Pero los del Estrecho disiparon enseguida cualquier rastro de nostalgia. Roxana fue a buscarme al pequeño aeropuerto y me trajo en motocar a la misión. Sobre la pared de mi cuarto, este cartel tan sencillo y hermoso. Reconforta sentirte esperado y acogido, que se alegren de tu llegada y valoren tu esfuerzo. En mi vida demasiadas veces llego y me encuentro la puerta cerrada, topándome con el rostro desabrido de la soledad.

Meche, la ecoteóloga, la otra Misionera Parroquial, me da un abrazo. Bea no está, y las religiosas me brindan alojamiento en su casa con naturalidad. Queda un rato para la misa de nochebuena y luego han invitado a Florentina y su familia a cenar; hay chamba, ayudo a Chana en la cocina, salimos a comprar unas bebidas y recoger el pollo que la señora Narcisa ha asado. Todo fluye entre ellas y yo, espontáneamente, como hermanos que se cuidan y se aprecian.

Félix está nervioso en la puerta de la iglesia porque llego ya casi a la hora. Es misionero laico local, el responsable del puesto de misión. Un hombre bueno, hábil y trabajador, con un gran prestigio en el pueblo. Cuando se dirige a la comunidad presente me agradece por estar acá y la gente aplaude. Lo mismo a la salida, apretones de manos, “feliz Navidad” por doquier y varias personas que me dan las gracias porque he venido compartir con ellos esta noche. “Con mucho gusto” – respondo, y es la pura verdad.

Danza amazónica de adoración al Niño

Todo está listo para la cena. Por la tarde, aprovechando que internet surcaba milagrosamente bien, había llamado a toda mi familia, aquellos que me aman incondicionalmente y a los que siempre tendré, aunque hoy la distancia me duela. Es un día difícil, especialmente para quienes hace poco han perdido a uno de esos cuyo amor está asegurado, y siempre me vienen a la memoria personas concretas, como si una hebra de su desolación hiriera hoy mi sensibilidad y conectara con esa tristeza de estar lejos.

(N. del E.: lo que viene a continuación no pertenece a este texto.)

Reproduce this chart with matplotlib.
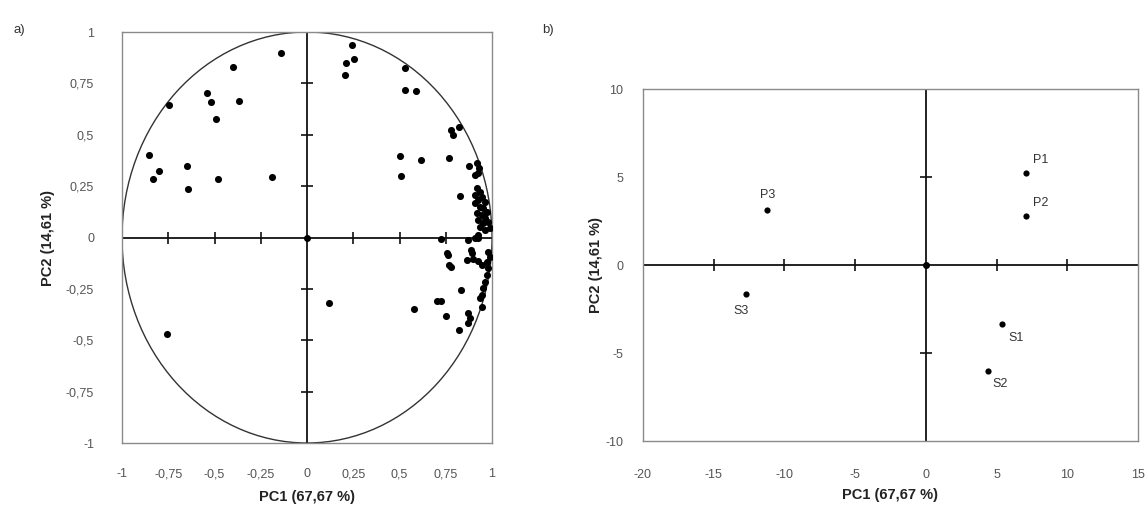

Pero es noche de Luz, llegan los invitados y hay que recibirlos como merecen. Enseguida el vino del brindis hace su efecto, el personal se relaja y emergen las risas. Pasamos una agradable velada, ahora los whatsapps ya solo son peruanos, despedimos a la familia, lavamos los platos y recogemos, pero todavía nos quedamos charlando un ratito más, y hasta aparecen regalos. Yo no he comprado nada pero recibo, claro… la generosidad de estas mujeres me deja desarmado.

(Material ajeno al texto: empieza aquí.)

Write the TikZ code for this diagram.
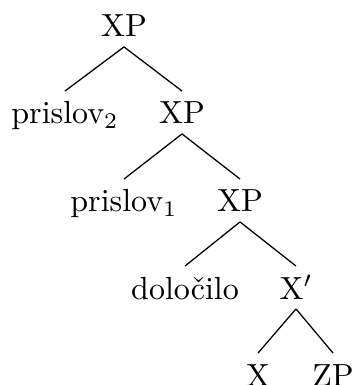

Como afortunadamente el 27 es el cumpleaños de Chana, encuentro la oportunidad de corresponder de alguna manera al afecto que me dan. Las invito a almorzar ceviche con Cuzqueña negra para reponer fuerzas del trote de las últimas semanas.

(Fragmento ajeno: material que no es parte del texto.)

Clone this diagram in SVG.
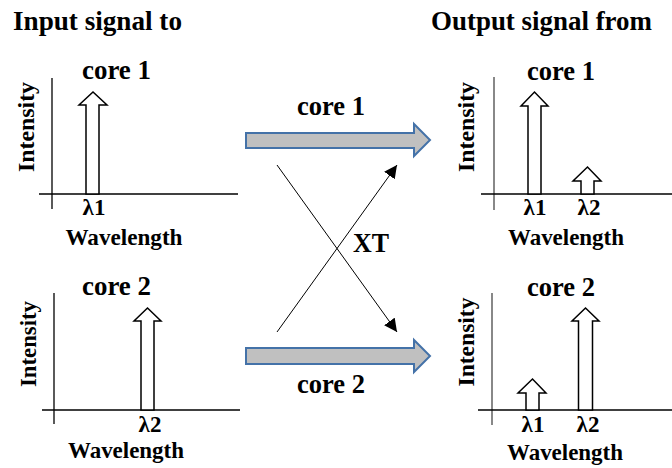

Así han transcurrido estas jornadas navideñas, y me han hecho mucho bien. Los misioneros, que por definición somos itinerantes y no echamos raíces, podemos dar a veces la impresión de ser duros, afectivamente cautelosos, como soldados concentrados en su deber. Creo que es solo una pose para protegernos de cuánto implicamos nuestro corazón en las personas y los grupos humanos con quienes vivimos y caminamos. Como cualquiera, necesitamos sentirnos reconocidos, aceptados, valorados y amados. Y que de vez en cuando nos lo expresen.

Ahora que estoy de regreso y termino mi escrito, caigo en la cuenta de por qué vuelvo al Estrecho en Navidad. Se trata nomás que de eso. Feliz año nuevo.